Mais le fait le plus saillant de cette session aura sans doute été l'élection à l'unanimité d'un nouveau secrétaire général du COE, c'est-à-dire du pilote d'un organisme dont le sigle est une barque sur des flots agités, en la personne du pasteur méthodiste noir antillais Philip Potier. On peut dire que cet homme à la forte carrure porte dans ses paroles et ses actes cette synthèse recherchée entre le commandement d'amour envers Dieu et le commandement d'amour envers le prochain. Il faut ajouter que, petit-fils d'esclave, il est le symbole des pauvres, l'ambassadeur des plus petits avec le président du Comité central, le professeur hindou M. Thomas, avec les délégués du tiers monde dont Utrecht a décidé de doubler les effectifs à l'assemblée de Djakarta. Ainsi le COE a bien décidé dans les faits « de se ranger délibérément du côté des plus pauvres », pour citer un de ses leaders, sans oublier que cette attitude ne peut découler que de la seule exigence évangélique.

Bangkok

La Conférence œcuménique réunie jusqu'au 8 janvier 1973 à Bangkok était organisée par la division des Missions et de l'Évangélisation du COE. Réponse en elle-même à ceux qui accusent le COE de ne faire que de la politique, elle devait entendre la question : « Que signifie être sauvé par Jésus-Christ pour les hommes d'aujourd'hui ? » Réunie dans un pays non chrétien, elle a permis aux délégués d'avoir de sérieux contacts avec le bouddhisme, mais surtout aux Églises blanches d'Occident (Europe et USA) d'entendre enfin avec force la voix des jeunes Églises d'Asie, d'Afrique, de Madagascar, d'Océanie et d'Amérique latine.
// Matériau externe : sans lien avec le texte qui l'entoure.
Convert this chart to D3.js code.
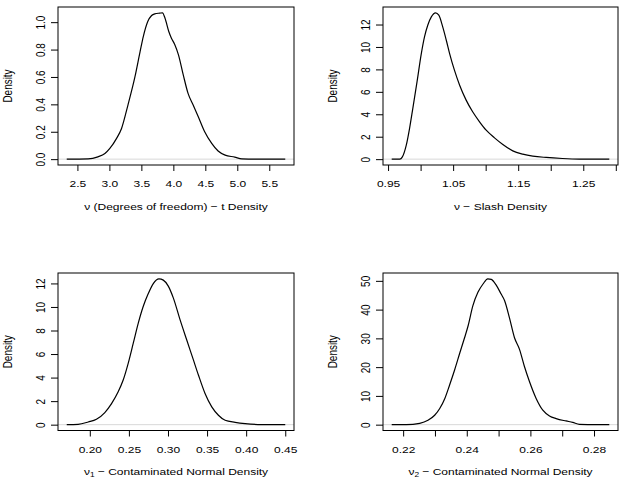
<!DOCTYPE html>
<html>
<head>
<meta charset="utf-8">
<script src="https://cdn.jsdelivr.net/npm/d3@7"></script>
<style>
  html, body { margin: 0; padding: 0; background: #fff; }
  svg { display: block; }
  text { font-family: "Liberation Sans", Arial, Helvetica, sans-serif; fill: #000; }
</style>
</head>
<body>
<svg id="chart" width="625" height="482"></svg>
<script>
// ---------- DATA ----------
// Panel 1: nu (degrees of freedom) - t density
const tX = [2.333, 2.667, 2.82, 2.93, 3.007, 3.11, 3.19, 3.29, 3.40, 3.48, 3.53, 3.60, 3.66, 3.71, 3.79, 3.83, 3.87, 3.93, 3.97, 4.02, 4.08, 4.155, 4.23, 4.31, 4.39, 4.49, 4.60, 4.70, 4.81, 4.96, 5.07, 5.28, 5.75];
const tY = [0.000, 0.002, 0.017, 0.041, 0.078, 0.150, 0.224, 0.395, 0.602, 0.785, 0.895, 1.005, 1.049, 1.061, 1.066, 1.068, 1.029, 0.930, 0.883, 0.839, 0.761, 0.615, 0.480, 0.395, 0.310, 0.200, 0.115, 0.059, 0.029, 0.015, 0.002, 0.000, 0.000];
const tTicksX = [2.5, 3.0, 3.5, 4.0, 4.5, 5.0, 5.5];
const tLabelsX = ["2.5", "3.0", "3.5", "4.0", "4.5", "5.0", "5.5"];
const tTicksY = [0, 0.2, 0.4, 0.6, 0.8, 1.0];
const tLabelsY = ["0.0", "0.2", "0.4", "0.6", "0.8", "1.0"];

// Panel 2: nu - slash density
const slashX = [0.9556, 0.968, 0.972, 0.978, 0.983, 0.988, 0.9945, 1.0011, 1.006, 1.011, 1.0165, 1.023, 1.028, 1.034, 1.0395, 1.0446, 1.052, 1.060, 1.070, 1.080, 1.0906, 1.1008, 1.1136, 1.1264, 1.1417, 1.157, 1.1724, 1.193, 1.218, 1.244, 1.29];
const slashY = [0, 0, 0.2, 1.25, 2.73, 4.51, 6.89, 9.41, 10.9, 11.94, 12.68, 13.04, 12.83, 11.79, 10.6, 9.41, 7.93, 6.59, 5.26, 4.22, 3.33, 2.58, 1.90, 1.31, 0.74, 0.45, 0.27, 0.15, 0.06, 0.01, 0];
const slashTicksX = [0.95, 1.00, 1.05, 1.10, 1.15, 1.20, 1.25, 1.30];
const slashLabelsX = ["0.95", "", "1.05", "", "1.15", "", "1.25", ""];
const slashTicksY = [0, 2, 4, 6, 8, 10, 12];
const slashLabelsY = ["0", "2", "4", "6", "8", "10", "12"];

// Panel 3: nu1 - contaminated normal density
const cn1X = [0.1705, 0.185, 0.198, 0.2085, 0.2192, 0.2278, 0.2363, 0.2427, 0.2491, 0.2556, 0.262, 0.2684, 0.2748, 0.2812, 0.2885, 0.294, 0.3004, 0.3068, 0.3154, 0.3239, 0.3325, 0.3389, 0.3474, 0.356, 0.3645, 0.3731, 0.3859, 0.3987, 0.42, 0.45];
const cn1Y = [0, 0.03, 0.23, 0.46, 1.03, 1.79, 2.79, 3.79, 5.21, 6.92, 8.63, 10.06, 11.14, 11.99, 12.39, 12.28, 11.77, 10.77, 8.92, 7.21, 5.50, 4.22, 2.65, 1.51, 0.80, 0.37, 0.20, 0.09, 0.01, 0];
const cn1TicksX = [0.20, 0.25, 0.30, 0.35, 0.40, 0.45];
const cn1LabelsX = ["0.20", "0.25", "0.30", "0.35", "0.40", "0.45"];
const cn1TicksY = [0, 2, 4, 6, 8, 10, 12];
const cn1LabelsY = ["0", "2", "4", "6", "8", "10", "12"];

// Panel 4: nu2 - contaminated normal density
const cn2X = [0.2164, 0.221, 0.2252, 0.2278, 0.2299, 0.2315, 0.2331, 0.2346, 0.2362, 0.2378, 0.2393, 0.2404, 0.2419, 0.2435, 0.2451, 0.2466, 0.2477, 0.2493, 0.2508, 0.2519, 0.2534, 0.255, 0.2566, 0.2581, 0.2597, 0.2618, 0.2639, 0.266, 0.2681, 0.2712, 0.2733, 0.2754, 0.2806, 0.2848];
const cn2Y = [0, 0, 0.47, 1.52, 3.28, 5.62, 9.13, 13.8, 19.1, 24.9, 30.2, 34.3, 41.3, 46.0, 48.9, 50.7, 50.5, 48.4, 45.4, 43.1, 37.2, 30.2, 26.1, 20.3, 15.0, 9.13, 5.04, 3.04, 2.11, 1.29, 0.82, 0.12, 0, 0];
const cn2TicksX = [0.22, 0.23, 0.24, 0.25, 0.26, 0.27, 0.28];
const cn2LabelsX = ["0.22", "", "0.24", "", "0.26", "", "0.28"];
const cn2TicksY = [0, 10, 20, 30, 40, 50];
const cn2LabelsY = ["0", "10", "20", "30", "40", "50"];

const yTitle = "Density";

// ---------- LAYOUT ----------
const SY = 0.83; // vertical text squash
const svg = d3.select("#chart");

const panels = [
  { x: tX, y: tY, xt: tTicksX, xl: tLabelsX, yt: tTicksY, yl: tLabelsY,
    box: [58, 294, 7, 165], title: [{t: "ν (Degrees of freedom) − t Density"}] },
  { x: slashX, y: slashY, xt: slashTicksX, xl: slashLabelsX, yt: slashTicksY, yl: slashLabelsY,
    box: [383, 618, 7, 165], title: [{t: "ν − Slash Density"}] },
  { x: cn1X, y: cn1Y, xt: cn1TicksX, xl: cn1LabelsX, yt: cn1TicksY, yl: cn1LabelsY,
    box: [58, 294, 273, 430.5], title: [{t: "ν"}, {t: "1", sub: true}, {t: " − Contaminated Normal Density"}] },
  { x: cn2X, y: cn2Y, xt: cn2TicksX, xl: cn2LabelsX, yt: cn2TicksY, yl: cn2LabelsY,
    box: [383, 618, 273, 430.5], title: [{t: "ν"}, {t: "2", sub: true}, {t: " − Contaminated Normal Density"}] }
];

function padded(ext) {
  const r = ext[1] - ext[0];
  return [ext[0] - 0.04 * r, ext[1] + 0.04 * r];
}

panels.forEach(p => {
  const [x0, x1, y0, y1] = p.box;
  const data = p.x.map((v, i) => [v, p.y[i]]);
  const xs = d3.scaleLinear().domain(padded(d3.extent(p.x))).range([x0, x1]);
  const ys = d3.scaleLinear().domain(padded([0, d3.max(p.y)])).range([y1, y0]);

  const g = svg.append("g");

  // zero line (gray, as in plot.density)
  g.append("line")
    .attr("x1", x0).attr("x2", x1)
    .attr("y1", ys(0)).attr("y2", ys(0))
    .attr("stroke", "#bebebe").attr("stroke-width", 0.6);

  // curve
  const line = d3.line().x(d => xs(d[0])).y(d => ys(d[1])).curve(d3.curveMonotoneX);
  g.append("path").datum(data)
    .attr("d", line)
    .attr("fill", "none").attr("stroke", "#000").attr("stroke-width", 1.2)
    .attr("stroke-linejoin", "round");

  // box
  g.append("rect")
    .attr("x", x0).attr("y", y0).attr("width", x1 - x0).attr("height", y1 - y0)
    .attr("fill", "none").attr("stroke", "#000").attr("stroke-width", 1);

  // x axis
  const xa = g.append("g").attr("transform", `translate(0,${y1})`)
    .call(d3.axisBottom(xs).tickValues(p.xt)
      .tickFormat((d, i) => p.xl[i]).tickSize(6).tickSizeOuter(0));
  xa.select(".domain").remove();
  xa.selectAll("line").attr("stroke", "#000").attr("stroke-width", 1);
  xa.selectAll("text")
    .attr("y", null).attr("dy", null)
    .attr("transform", `translate(0,22.3) scale(1,${SY})`)
    .attr("text-anchor", "middle")
    .style("font-size", "12px").style("font-family", null).attr("font-family", null).attr("fill", "#000");
  xa.attr("font-family", null).attr("font-size", null);

  // y axis
  const ya = g.append("g").attr("transform", `translate(${x0},0)`)
    .call(d3.axisLeft(ys).tickValues(p.yt)
      .tickFormat((d, i) => p.yl[i]).tickSize(7).tickSizeOuter(0));
  ya.select(".domain").remove();
  ya.selectAll("line").attr("stroke", "#000").attr("stroke-width", 1);
  ya.selectAll("text")
    .attr("x", null).attr("dy", null)
    .attr("transform", `translate(-13,0) scale(1,${SY}) rotate(-90)`)
    .attr("text-anchor", "middle")
    .style("font-size", "12px").attr("fill", "#000");
  ya.attr("font-family", null).attr("font-size", null);

  // x title
  const xt = g.append("text")
    .attr("transform", `translate(${(x0 + x1) / 2},${y1 + 44.5}) scale(1,${SY})`)
    .attr("text-anchor", "middle").style("font-size", "12px");
  p.title.forEach(part => {
    const ts = xt.append("tspan").text(part.t);
    if (part.sub) ts.style("font-size", "8.4px").attr("dy", 3);
    else if (xt.selectAll("tspan").size() > 1) ts.attr("dy", -3);
  });

  // y title
  g.append("text")
    .attr("transform", `translate(${x0 - 45.7},${(y0 + y1) / 2}) scale(1,${SY}) rotate(-90)`)
    .attr("text-anchor", "middle").style("font-size", "12px")
    .text(yTitle);
});
</script>
</body>
</html>
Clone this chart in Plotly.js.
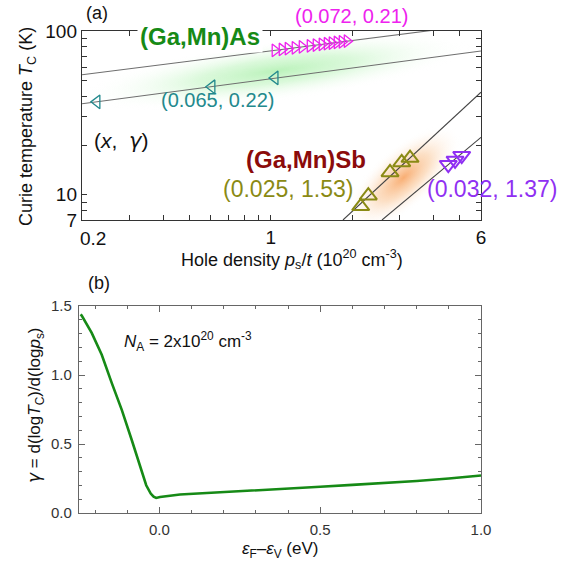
<!DOCTYPE html>
<html>
<head>
<meta charset="utf-8">
<script src="https://cdn.plot.ly/plotly-3.0.1.min.js"></script>
<style>html,body{margin:0;padding:0;background:#fff;}#chart{width:577px;height:563px;}</style>
</head>
<body>
<div id="chart"></div>
<script>
// ---------------- DATA ----------------
// (Ga,Mn)As, x = 0.072 (magenta, right triangles)
const asHighP = [1.036, 1.100, 1.158, 1.229, 1.305, 1.397, 1.470, 1.547, 1.615, 1.685, 1.758, 1.835, 1.915];
const asHighT = [76.1, 77.1, 78.0, 78.9, 79.9, 81.1, 82.0, 82.9, 83.6, 84.4, 85.1, 85.9, 86.7];
// (Ga,Mn)As, x = 0.065 (teal, left triangles)
const asLowP = [0.227, 0.605, 1.036];
const asLowT = [36.9, 45.6, 51.7];
// (Ga,Mn)Sb, x = 0.025 (olive, up triangles)
const sbLowP = [2.152, 2.296, 2.763, 3.052, 3.277];
const sbLowT = [8.49, 9.86, 13.68, 15.74, 16.74];
// (Ga,Mn)Sb, x = 0.032 (purple, down triangles)
const sbHighP = [4.54, 4.81, 5.09];
const sbHighT = [15.24, 16.18, 17.30];
// power-law fit lines (end points)
const fitAsHighP = [0.2, 6], fitAsHighT = [54.0, 110.1];
const fitAsLowP  = [0.2, 6], fitAsLowT  = [35.9, 75.5];
const fitSbLowP  = [1.85, 6], fitSbLowT = [7, 42.3];
const fitSbHighP = [2.58, 6], fitSbHighT = [7, 22.4];
// panel (b): gamma vs E_F - E_V
const gammaE = [-0.245, -0.2416, -0.2105, -0.1793, -0.148, -0.117, -0.086, -0.060, -0.041, -0.027, -0.018, -0.010, 0.002, 0.064, 0.2, 0.3, 0.4, 0.5, 0.6, 0.687, 0.8, 0.9, 1.0];
const gammaV = [1.44, 1.431, 1.305, 1.147, 0.941, 0.747, 0.529, 0.335, 0.201, 0.141, 0.118, 0.109, 0.116, 0.134, 0.150, 0.163, 0.177, 0.190, 0.204, 0.214, 0.232, 0.250, 0.272];
// tick labels (the first x label, 0.2, is drawn nudged right as in the original)
const topXTicks = [0.2,0.3,0.4,0.5,0.6,0.7,0.8,0.9,1,2,3,4,5,6];
const topXLabels = ['','','','','','','','','1','','','','','6'];
const topXFirstLabel = '0.2';
const topYTicks = [7,8,9,10,20,30,40,50,60,70,80,90,100];
const topYLabels = ['7','','','10','','','','','','','','','100'];

// ---------------- LAYOUT HELPERS ----------------
const W = 577, H = 563;
const X = px => px / W;
const Y = py => 1 - py / H;
const A = {x0: 82, x1: 481, y0: 31, y1: 220};   // panel (a) plot box (px)
const B = {x0: 79, x1: 481, y0: 306, y1: 513};  // panel (b) plot box (px)
const xr = [Math.log10(0.2), Math.log10(6)];
const yr = [Math.log10(7), 2];

// decorative glows, drawn in a canvas sized as panel (a)
function glowImage() {
  const cw = A.x1 - A.x0, ch = A.y1 - A.y0;
  const c = document.createElement('canvas'); c.width = cw; c.height = ch;
  const ctx = c.getContext('2d');
  const kx = cw / (xr[1] - xr[0]), ky = ch / (yr[1] - yr[0]);
  const toPx = (p, t) => [(Math.log10(p) - xr[0]) * kx, (yr[1] - Math.log10(t)) * ky];
  function glow(p, t, rx, ry, slope, stops) {
    const [cx, cy] = toPx(p, t);
    const rot = Math.atan(-slope * ky / kx);
    ctx.save(); ctx.translate(cx, cy); ctx.rotate(rot); ctx.scale(rx, ry);
    const g = ctx.createRadialGradient(0, 0, 0, 0, 0, 1);
    stops.forEach(s => g.addColorStop(s[0], s[1]));
    ctx.fillStyle = g; ctx.beginPath(); ctx.arc(0, 0, 1, 0, 2 * Math.PI); ctx.fill();
    ctx.restore();
  }
  glow(1.05, 57, 195, 30, 0.215, [[0, 'rgba(175,240,175,0.85)'], [0.4, 'rgba(195,245,195,0.6)'], [1, 'rgba(255,255,255,0)']]);
  glow(3.1, 12.7, 72, 30, 1.45, [[0, 'rgba(248,165,100,0.9)'], [0.45, 'rgba(250,198,150,0.55)'], [1, 'rgba(255,255,255,0)']]);
  return c.toDataURL('image/png');
}

const FONT = 'Liberation Sans, Arial, Helvetica, sans-serif';
const GAMMA = '<span style="font-family:\'DejaVu Sans\'"><i>γ</i></span>';

const traces = [
  {x: fitAsHighP, y: fitAsHighT, xaxis: 'x', yaxis: 'y', mode: 'lines', line: {color: '#6e6e6e', width: 1.1}, hoverinfo: 'skip'},
  {x: fitAsLowP, y: fitAsLowT, xaxis: 'x', yaxis: 'y', mode: 'lines', line: {color: '#6e6e6e', width: 1.1}, hoverinfo: 'skip'},
  {x: fitSbLowP, y: fitSbLowT, xaxis: 'x', yaxis: 'y', mode: 'lines', line: {color: '#444', width: 1.1}, hoverinfo: 'skip'},
  {x: fitSbHighP, y: fitSbHighT, xaxis: 'x', yaxis: 'y', mode: 'lines', line: {color: '#444', width: 1.1}, hoverinfo: 'skip'},
  {x: asHighP, y: asHighT, xaxis: 'x', yaxis: 'y', mode: 'markers',
   marker: {symbol: 'triangle-right-open', size: 11, color: '#ee22ee', line: {width: 1.3}}},
  {x: asLowP, y: asLowT, xaxis: 'x', yaxis: 'y', mode: 'markers',
   marker: {symbol: 'triangle-left-open', size: 12, color: '#23898d', line: {width: 1.3}}},
  {x: sbLowP, y: sbLowT, xaxis: 'x', yaxis: 'y', mode: 'markers',
   marker: {symbol: 'triangle-up-open', size: 15, color: '#8a8a14', line: {width: 2}}},
  {x: sbHighP, y: sbHighT, xaxis: 'x', yaxis: 'y', mode: 'markers',
   marker: {symbol: 'triangle-down-open', size: 15, color: '#8f30f2', line: {width: 2}}},
  {x: gammaE, y: gammaV, xaxis: 'x2', yaxis: 'y2', mode: 'lines', line: {color: '#168a16', width: 2.6}}
];

const axCommon = {showgrid: false, zeroline: false, showline: true, mirror: 'ticks', ticks: 'inside'};

const layout = {
  width: W, height: H, margin: {l: 0, r: 0, t: 0, b: 0},
  paper_bgcolor: '#fff', plot_bgcolor: 'rgba(0,0,0,0)', showlegend: false,
  font: {family: FONT, color: '#111'},
  xaxis: Object.assign({}, axCommon, {
    type: 'log', range: xr, domain: [X(A.x0), X(A.x1)], anchor: 'y',
    tickvals: topXTicks, ticktext: topXLabels, ticklen: 5, tickwidth: 1, tickcolor: '#333',
    linecolor: '#333', linewidth: 1.2, tickfont: {size: 19, color: '#111'}, ticklabelstandoff: 0}),
  yaxis: Object.assign({}, axCommon, {
    type: 'log', range: yr, domain: [Y(A.y1), Y(A.y0)], anchor: 'x',
    tickvals: topYTicks, ticktext: topYLabels, ticklen: 5, tickwidth: 1, tickcolor: '#333',
    linecolor: '#333', linewidth: 1.2, tickfont: {size: 19, color: '#111'}, ticklabelstandoff: 0}),
  xaxis2: Object.assign({}, axCommon, {
    range: [-0.25, 1.0], domain: [X(B.x0), X(B.x1)], anchor: 'y2',
    tick0: 0, dtick: 0.5, tickformat: '.1f', ticklen: 6, tickwidth: 1, tickcolor: '#666',
    minor: {dtick: 0.1, ticklen: 3, tickcolor: '#666', ticks: 'inside'},
    linecolor: '#666', linewidth: 1.2, tickfont: {size: 15, color: '#333'}, ticklabelstandoff: 3}),
  yaxis2: Object.assign({}, axCommon, {
    range: [0, 1.5], domain: [Y(B.y1), Y(B.y0)], anchor: 'x2',
    tick0: 0, dtick: 0.5, tickformat: '.1f', ticklen: 6, tickwidth: 1, tickcolor: '#666',
    minor: {dtick: 0.1, ticklen: 3, tickcolor: '#666', ticks: 'inside'},
    linecolor: '#666', linewidth: 1.2, tickfont: {size: 15, color: '#333'}, ticklabelstandoff: 3}),
  images: [{source: glowImage(), xref: 'paper', yref: 'paper', x: X(A.x0), y: Y(A.y0),
            sizex: X(A.x1) - X(A.x0), sizey: Y(A.y0) - Y(A.y1), xanchor: 'left', yanchor: 'top',
            sizing: 'stretch', layer: 'below'}],
  annotations: [
    {text: topXFirstLabel, x: X(93), y: Y(238), font: {size: 19, color: '#111'}},
    {text: '(a)', x: X(97), y: Y(13), font: {size: 18, color: '#111'}},
    {text: '(b)', x: X(99), y: Y(283), font: {size: 18, color: '#111'}},
    {text: '<b>(Ga,Mn)As</b>', x: X(200), y: Y(36), font: {size: 24, color: '#168a16'}, bgcolor: '#fff', borderpad: 2},
    {text: '(0.072, 0.21)', x: X(351), y: Y(16), font: {size: 20, color: '#ee22ee'}},
    {text: '(0.065, 0.22)', x: X(217), y: Y(100), font: {size: 20, color: '#23898d'}},
    {text: '(<i>x</i>,  ' + GAMMA + ')', x: X(121), y: Y(141), font: {size: 21, color: '#111'}},
    {text: '<b>(Ga,Mn)Sb</b>', x: X(306), y: Y(159), font: {size: 24, color: '#8b0b0b'}},
    {text: '(0.025, 1.53)', x: X(288), y: Y(189), font: {size: 23, color: '#8a8a14'}},
    {text: '(0.032, 1.37)', x: X(492), y: Y(189), font: {size: 23, color: '#8f30f2'}},
    {text: 'Curie temperature <i>T</i><sub>C</sub> (K)', x: X(28), y: Y(127), textangle: -90, font: {size: 18, color: '#111'}},
    {text: 'Hole density <i>p</i><sub>s</sub>/<i>t</i> (10<sup>20</sup> cm<sup>-3</sup>)', x: X(292), y: Y(259), font: {size: 18, color: '#111'}},
    {text: '<i>N</i><sub>A</sub> = 2x10<sup>20</sup> cm<sup>-3</sup>', x: X(122), y: Y(341), xanchor: 'left', font: {size: 17, color: '#111'}},
    {text: GAMMA + ' = d(log<i>T</i><sub>C</sub>)/d(log<i>p</i><sub>s</sub>)', x: X(36), y: Y(405), textangle: -90, font: {size: 17, color: '#111'}},
    {text: '<i>ε</i><sub>F</sub>–<i>ε</i><sub>V</sub> (eV)', x: X(280), y: Y(550), font: {size: 17, color: '#111'}}
  ].map(a => Object.assign({xref: 'paper', yref: 'paper', showarrow: false, xanchor: 'center', yanchor: 'middle'}, a))
};

Plotly.newPlot('chart', traces, layout, {staticPlot: true, displayModeBar: false});
</script>
</body>
</html>
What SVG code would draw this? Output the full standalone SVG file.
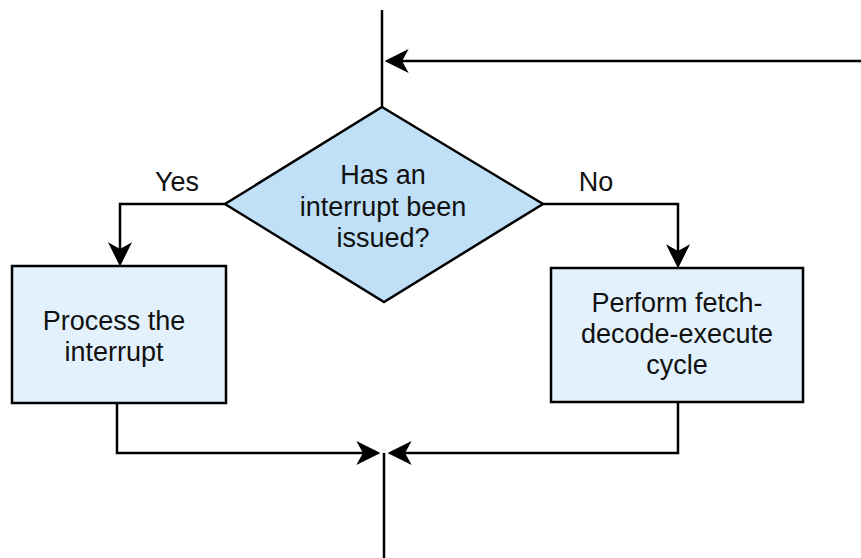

Il s'est produit comme un retournement historique en ce sens que les chrétiens blancs, qui ont longtemps cru – et croient encore parfois – pouvoir tout apporter aux hommes de couleur, ont, cette fois-ci, été enseignés par eux. Ces hommes de couleur, mis aux leviers de commande du COE à Utrecht, représentent une masse de peuples sans pouvoir économique, sans avoir financier et qui pourtant commencent à dépasser le stade des récriminations infantiles contre la civilisation occidentale. Comment cette évolution s'est-elle faite ? Par une découverte d'identité culturelle, par une lente maturité, par un effort difficile... pour lesquels il est indéniable que les jeunes Églises jouent un rôle éminent. Témoin ce passage de la Lettre aux Églises, élaborée par eux à Bangkok : « Christ est devenu un homme réel. Il s'est pleinement identifié avec les hommes réels de toutes tribus, races, couleurs ou cultures. Christ est venu racheter des hommes réels... Il est venu pour que les hommes puissent vivre en étant réellement eux-mêmes... Il est venu pour que vous et moi puissiez grandir et atteindre notre taille d'adulte, celle qui est mesurée par la plénitude de la stature du Christ... »

Les orthodoxes

Pour le monde orthodoxe, l'année commence par un vide. Un vide immense : la mort du patriarche œcuménique Athénagoras, le 7 juillet 1972, à 86 ans. Pendant près d'un quart de siècle – depuis le 1er novembre 1948 exactement –, il fut patriarche de Constantinople. Primat d'honneur de l'orthodoxie, Athénagoras reste, comme Jean XXIII, l'une des plus grandes figures du christianisme contemporain.

Unité

Inlassablement, il s'était employé à travailler au renouveau des Églises orthodoxes. Plus qu'aucun autre, et non sans affronter de très vives résistances – surtout dans le monde grec –, il s'était fait l'inlassable pèlerin de l'unité chrétienne, ouvrant ces vénérables communautés orthodoxes, souvent repliées sur leur particularisme, au dialogue avec le catholicisme, surtout, et aussi avec le protestantisme.